First of all, it requires speech to text translation. Despite a lot of work in the area over the past decades, speech recognition in computers is still horribly unreliable. Even consider the case of Siri: Gizmodo’s Australian contributor having real trouble getting Siri to recognise what he said when it was set to US English. Siri’s Tom Gruber, speaking in early 2010 before the company was acquired by Apple in April of that year, said in an interview that “[Siri] uses third party speech systems, and are architected so we can swap them out and experiment.” Whether it still uses third parties remains to be seen, but 1 year doesn’t seem like a long time for Apple to build up its own speech corpus. The speech recognition is also made easier because its corpus of knowledge may be limited to the actions and people it is expected to recognise.
It’s also worth noting that speech recognition is most likely not done on the iPhone device itself. Apple’s servers are involved in the process of translating speech to text, and Siri has been shown to have problems when Apple’s servers were under heavy load.
Once the speech-to-text is complete, Siri needs to perform lexical analysis of the text to find out what you want to do. For an “in the wild” AI, this would be extremely challenging – even if you can break down the structure of the sentence (quite easy to do with a good dictionary) then there are so many actions, objects, and permutations that it would be very difficult to act upon. However, Siri has the advantage that (other than people asking it stupid things) the set of actions it could be asked to do is fairly limited, to the actions on your phone outlined above. While some cleverness is required to link oddly-phrased sentences into some actions, and some knowledge of relationships between people is required (e.g. “call Mom”, allegedly it gets this data from the contacts list “Relationship” field in the phone), there are actually not that many ways of asking for a reminder to be set or for a calendar entry to be added.
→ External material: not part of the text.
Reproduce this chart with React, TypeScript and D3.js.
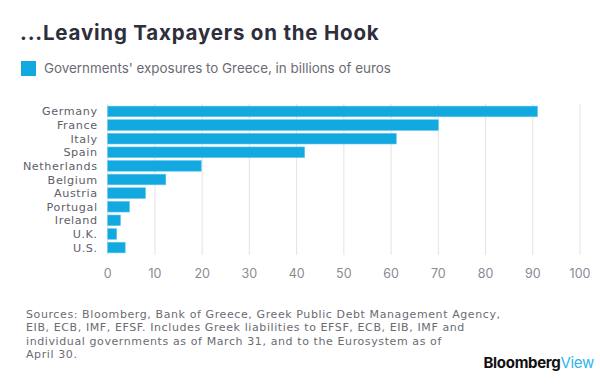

After Siri has determined what you wanted to do (or returned a cynical comment at your crude joke), it is a simple step to perform the action through one of the APIs that it has access to. It is the number of on-device APIs that Siri has access to (that nobody else does) and the number of clever web services it can connect through to get you answers (see Wolfram Alpha) that sets it apart and makes it seem much cleverer than it really is to the end user.
So while Siri really is a huge step forward in terms of making AI commonplace on people’s devices, it has unfortunately suffered from the over-hype a lot of Apple launches get in the media and its abilities somewhat blown out of proportion.